Of course, y’all know there is no “perfect” personal statement, right? Below is the outline of a presentation I gave to master’s students in the Department of Health Policy and Management. Note that these tips apply to any type of “personal statement,” including for jobs, fellowships, academic programs, colleges, etc. You might also think of these tips as fodder for interviews.
This is the quick version, so please let me know if any parts need clarification. Also, this type of statement may have different names, e.g., statement of purpose.
- Identify your qualifications (strengths, goals, skills)

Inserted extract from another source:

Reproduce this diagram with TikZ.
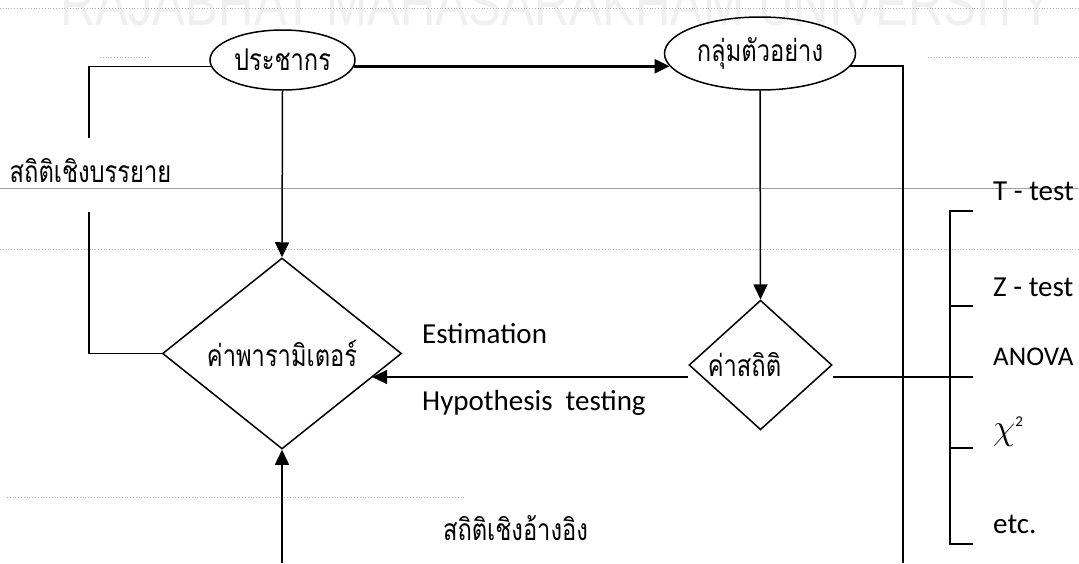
\documentclass[tikz,border=0pt]{standalone}
\usepackage{fontspec}
\setmainfont{Carlito}
\newfontfamily\thaifont[Script=Thai,FakeStretch=0.79]{Loma}
\newfontfamily\wmfont{Liberation Sans}
\usetikzlibrary{shapes.geometric,arrows.meta,calc}
\begin{document}
\begin{tikzpicture}[x=1pt,y=-1pt,
  ln/.style={line width=1.5pt},
  arr/.style={line width=1.5pt,-{Triangle[length=15pt,width=14pt]}},
  thai/.style={font=\thaifont\fontsize{30}{34}\selectfont},
  lat/.style={font=\fontsize{29}{33}\selectfont,inner sep=0pt},
  ellnode/.style={ellipse,draw,line width=1.5pt,inner sep=0pt,thai},
  dianode/.style={diamond,draw,line width=1.5pt,inner sep=0pt,thai},
  pageline/.style={gray!75,line width=0.9pt},
  dotline/.style={gray!60,line width=0.8pt,dotted}]
\useasboundingbox (0,0) rectangle (1079,563);
\clip (0,0) rectangle (1079,563);
% watermark
\node[anchor=base west,text=gray!12,font=\wmfont\fontsize{63}{66}\selectfont,xscale=0.78,inner sep=0pt] (wm) at (60,25) {RAJABHAT MAHASARAKHAM UNIVERSITY};
% page lines
\draw[dotline] (0,8) -- (1079,8);
\draw[dotline] (0,249) -- (1079,249);
\draw[dotline] (7,497) -- (465,497);
\draw[dotline] (100,57) -- (148,57);
\draw[dotline] (928,57) -- (1079,57);
\draw[pageline] (0,188.5) -- (1079,188.5);
% nodes
\node[ellnode,minimum width=145pt,minimum height=60pt] (popu) at (282.5,60) {ประชากร};
\node[ellnode,minimum width=191pt,minimum height=73pt] (samp) at (760,53.5) {กลุ่มตัวอย่าง};
\node[dianode,minimum width=239pt,minimum height=191pt] (kp) at (282,353.5) {\raisebox{-9pt}{ค่าพารามิเตอร์}};
\node[dianode,minimum width=143pt,minimum height=120pt] (ks) at (760.5,365) {ค่าสถิติ\kern32pt};
% labels
\node[thai,anchor=base,inner sep=0pt] (desc) at (90.5,182) {สถิติเชิงบรรยาย};
\node[thai,anchor=base,inner sep=0pt] (infer) at (515.5,540) {สถิติเชิงอ้างอิง};
\node[lat,anchor=base west] (est) at (422,343) {Estimation};
\node[lat,anchor=base west] (hyp) at (422,410) {Hypothesis\ \ testing};
\node[lat,anchor=base west] (tt) at (993,200) {T - test};
\node[lat,anchor=base west] (zt) at (993,296) {Z - test};
\node[lat,anchor=base west,font=\fontsize{27}{30}\selectfont] (an) at (993,365) {ANOVA};
\node[lat,anchor=base west] (chi) at (993,439) {{\fontsize{24.88}{26}\selectfont\scalebox{1.45}{$\chi$}}\raisebox{13pt}{\fontsize{15}{15}\selectfont 2}};
\node[lat,anchor=base west] (etc) at (993,533) {etc.};
% coordinates
\coordinate (lt) at (89,138);
\coordinate (lb) at (89,212);
\coordinate (rb) at (903,563);
\coordinate (bot) at (282,563);
\coordinate (hl) at ($(ks.west)+(0,12)$);
\coordinate (hr) at ($(ks.east)+(0,12)$);
\coordinate (b1) at (973,211);
\coordinate (b2) at (973,306);
\coordinate (b3) at (973,377);
\coordinate (b4) at (973,448);
\coordinate (b5) at (973,544);
\coordinate (bx) at (950,0);
% connectors
\draw[ln] (popu.185) -| (lt);
\draw[ln] (lb) |- (kp.west);
\draw[arr,line width=2.6pt] (popu.-5) -- (popu.-5 -| samp.188);
\draw[ln] (samp.-8) -| (rb);
\draw[arr] (popu.south) -- (kp.north);
\draw[arr] (bot) -- (kp.south);
\draw[arr] (samp.south) -- (ks.north);
\draw[arr] (hl) -- (hl -| kp.-15);
\draw[ln] (hr) -- (b3);
\draw[ln] (b1) -- (b1 -| bx) -- (b5 -| bx) -- (b5);
\draw[ln] (b2 -| bx) -- (b2);
\draw[ln] (b4 -| bx) -- (b4);
\end{tikzpicture}
\end{document}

- Identify what the employer/program wants from an employee/student/fellow
- Match the results
The first step is to see whether you should proceed with the application. If your qualifications align well, proceed, and if not, do not proceed, which can be the harder choice. If you are matched on some aspects and not others, you will have to decide whether other factors make the application worthwhile….and how you can improve the fit between your qualifications and their needs.
This type of exercise will help you give yourself an honest assessment of your chances of success, both with the application and in the position or program. Your goal should be to find opportunities that are a good match.
Purpose: Provide an authentic picture of yourself and how you are unique
- Describe experiences and events that shaped your personality
- Explain your values, goals and the professional experiences you seek
- Demonstrate how you can meet the organization’s needs
This statement IS:
- A picture of you – now and in the future
- An invitation
- An indication of priorities and judgment
- Your (authentic) story
This statement IS NOT:
- An academic paper with you as the subject
- A resume in narrative form
- A journal entry
- A direct “please hire me” justification
Format: See the employer’s/program’s requirements and adhere to them.
Elements of good writing (in general):
- Have a purpose.
- Write clearly and concisely.
- Have a beginning, middle and end (good construction).
- Avoid repeating other parts of your application.
The personal in personal statement
- Who am I?
- Who do I want to be?
- What kind of contribution do I want to make and how?
- Why does it make sense for me to be part of this organization? Take advantage of this opportunity?
After you complete your best personal statement, consider whether you are still a good match for this position, program or college.
Sources: Definition of a Personal Statement, Mary Hale Tolar, online; Resumes and Personal Statements for Health Professionals, James Tysinger.
Follow all application instructions exactly! The easiest way for selection committees to reduce the number of applications to be considered is to reject submissions that do not follow instructions, e.g., for margins or word count or content focus.
If you search online for “personal statement” examples and advice, you will find A LOT of information. Please make sure that you carefully consider any such advice (including mine) so that your result is the best representation of YOU!